No es la primera vez que Coralie Fargeat explora el body-horror a través del sufrimiento del cuerpo femenino. En su ópera prima, Revenge (2017), nos narraba la historia de una mujer asaltada por tres hombres y abandonada en el desierto para morir. Contra todo pronóstico, la protagonista se recupera, llega a controlar su cuerpo malherido, y busca venganza contra sus agresores. De algún modo, La sustancia (2024) retoma esta premisa, pero con una vuelta de tuerca: en lugar de poder ejecutar su venganza contra quienes la rechazan, esta vez la represalia termina por volverse en su contra, llevándola a enfrentar al verdadero “aparente” culpable: ella misma.
Con un enfoque al estilo Lynch, que retrata un Hollywood en decadencia, Coralie Fargeat reflexiona sobre la belleza femenina y su lugar en el Hollywood contemporáneo. Sin embargo, la visión de la belleza trasciende los estereotipos de la industria, volviéndose un concepto universal que desafía a cualquier espectador. Elisabeth Sparkle (Demi Moore), una celebridad en declive, decide recurrir a una droga del mercado negro: una sustancia que replica células y que, temporalmente, le permite crear una versión más joven y mejorada de sí misma. No hace falta más contexto para sumergirse en la película; la experiencia es suficiente por sí sola. Eso sí, se recomienda haber comido algo ligero antes de entrar en la sala.
Con una Demi Moore desbordada en conflicto con una Margaret Qualley en su máximo esplendor, La sustancia plantea un desafío tanto actoral como corporal. No es casualidad que Elisabeth Sparkle sea retratada como un cuerpo marchito por la industria, ya que, aunque suene obvio, el cuerpo del actor es el actor mismo. Sin embargo, lo verdaderamente complejo es el reto físico del cambio, y es aquí donde la película rompe barreras: un cambio de cuerpo que trasciende nuestras posibilidades, presentando una fábula que, aunque parezca lejana, convierte a Elisabeth Sparkle en nuestra portavoz más sincera.

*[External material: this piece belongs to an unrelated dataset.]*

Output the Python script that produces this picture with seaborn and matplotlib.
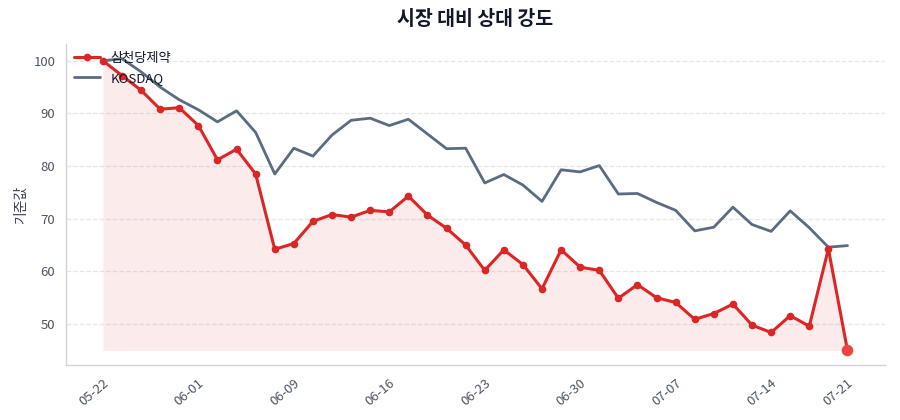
import numpy as np
import pandas as pd
import seaborn as sns
import matplotlib.pyplot as plt

# 기준값 (첫날 = 100)
stock_name = '삼천당제약'
index_name = 'KOSDAQ'
stock_vals = [100.0, 97.2, 94.4, 90.8, 91.1, 87.7, 81.2, 83.2, 78.5, 64.2,
              65.3, 69.5, 70.8, 70.3, 71.6, 71.3, 74.3, 70.7, 68.2, 65.0,
              60.2, 64.1, 61.3, 56.7, 64.1, 60.8, 60.2, 54.9, 57.5, 55.0,
              54.1, 50.9, 52.0, 53.8, 49.8, 48.4, 51.6, 49.6, 64.3, 45.0]
index_vals = [100.0, 100.4, 97.9, 95.0, 92.6, 90.7, 88.4, 90.5, 86.4, 78.5,
              83.4, 81.9, 85.9, 88.7, 89.1, 87.7, 88.9, 86.1, 83.3, 83.4,
              76.8, 78.4, 76.4, 73.3, 79.3, 78.9, 80.1, 74.7, 74.8, 73.1,
              71.6, 67.7, 68.4, 72.2, 68.9, 67.6, 71.5, 68.3, 64.6, 64.9]
tick_pos = [0, 5, 10, 15, 20, 25, 30, 35, 39]
tick_labels = ['05-22', '06-01', '06-09', '06-16', '06-23', '06-30', '07-07', '07-14', '07-21']

RED = '#dc2626'
SLATE = '#5b6b82'

sns.set_theme(style='white')
plt.rcParams['font.family'] = ['Noto Sans CJK KR', 'DejaVu Sans']
plt.rcParams['axes.unicode_minus'] = False

x = np.arange(len(stock_vals))
df = pd.DataFrame({'idx': x, stock_name: stock_vals, index_name: index_vals})

fig, ax = plt.subplots(figsize=(9, 4.2), dpi=100)
fig.subplots_adjust(left=0.073, right=0.983, bottom=0.131, top=0.895)

base = min(stock_vals)
ax.fill_between(x, stock_vals, base, color=RED, alpha=0.09, linewidth=0)
sns.lineplot(data=df, x='idx', y=stock_name, ax=ax, color=RED, linewidth=2.2,
             marker='o', markersize=5.5, markeredgewidth=0, label=stock_name, zorder=3)
sns.lineplot(data=df, x='idx', y=index_name, ax=ax, color=SLATE, linewidth=2.0,
             label=index_name, zorder=2)
ax.scatter([x[-1]], [stock_vals[-1]], s=70, color='#ef4444', zorder=4, linewidth=0)

ax.set_xticks(tick_pos)
ax.set_xticklabels(tick_labels, rotation=40, ha='right', rotation_mode='anchor')
ax.set_yticks([50, 60, 70, 80, 90, 100])
ax.tick_params(axis='both', labelsize=9.5, colors='#4b5563', length=4, width=0.8)
ax.tick_params(axis='x', pad=4)
ax.set_xlabel('')
ax.set_ylabel('기준값', fontsize=10, color='#374151')
ax.set_title('시장 대비 상대 강도', fontsize=14, fontweight='bold', color='#111827', pad=14)

ax.grid(axis='y', linestyle='--', color='#e5e7eb', linewidth=0.9)
sns.despine(ax=ax)
for s in ['left', 'bottom']:
    ax.spines[s].set_color('#d1d5db')
    ax.spines[s].set_linewidth(1.0)

leg = ax.legend(loc='upper left', frameon=False, fontsize=9.5, borderaxespad=0.2,
                handlelength=2.0, labelspacing=0.5)
for t in leg.get_texts():
    t.set_color('#111827')

fig.savefig('out.png', dpi=100)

Todo esto se logra mediante referencias cinematográficas brillantemente ejecutadas, desde pasillos con ecos de Kubrick hasta montajes que evocan a Aronofsky. Este relato posmoderno, que inicialmente puede parecer una obra puramente Cronenbergiana, va mucho más allá de lo que podríamos esperar.
Lo mejor de La sustancia, más allá de sus referencias y reflexiones, reside en su autoconsciencia. El cuerpo de la película —cambiante, hermoso, grotesco y sanguinario— es plenamente consciente de lo que es y en lo que se convertirá. Hay momentos totalmente absurdos, que el filme no teme destacar y exagerar, invitando a no tomarlos demasiado en serio. Pero también hay instantes profundamente emotivos que, a su vez, rozan lo ridículo y lo melancólico.
Es en esa fina línea entre lo absurdo y lo emotivo donde La sustancia encuentra su grandeza, convirtiéndose en una película que tiene absolutamente todo bajo control, sin excesos ni carencias. Esa delicada línea es lo que impulsa su audacia y descompone al espectador, presentando un cuerpo fílmico latente y en constante cambio que, sin duda, seguirá trascendiendo en los años venideros del cine.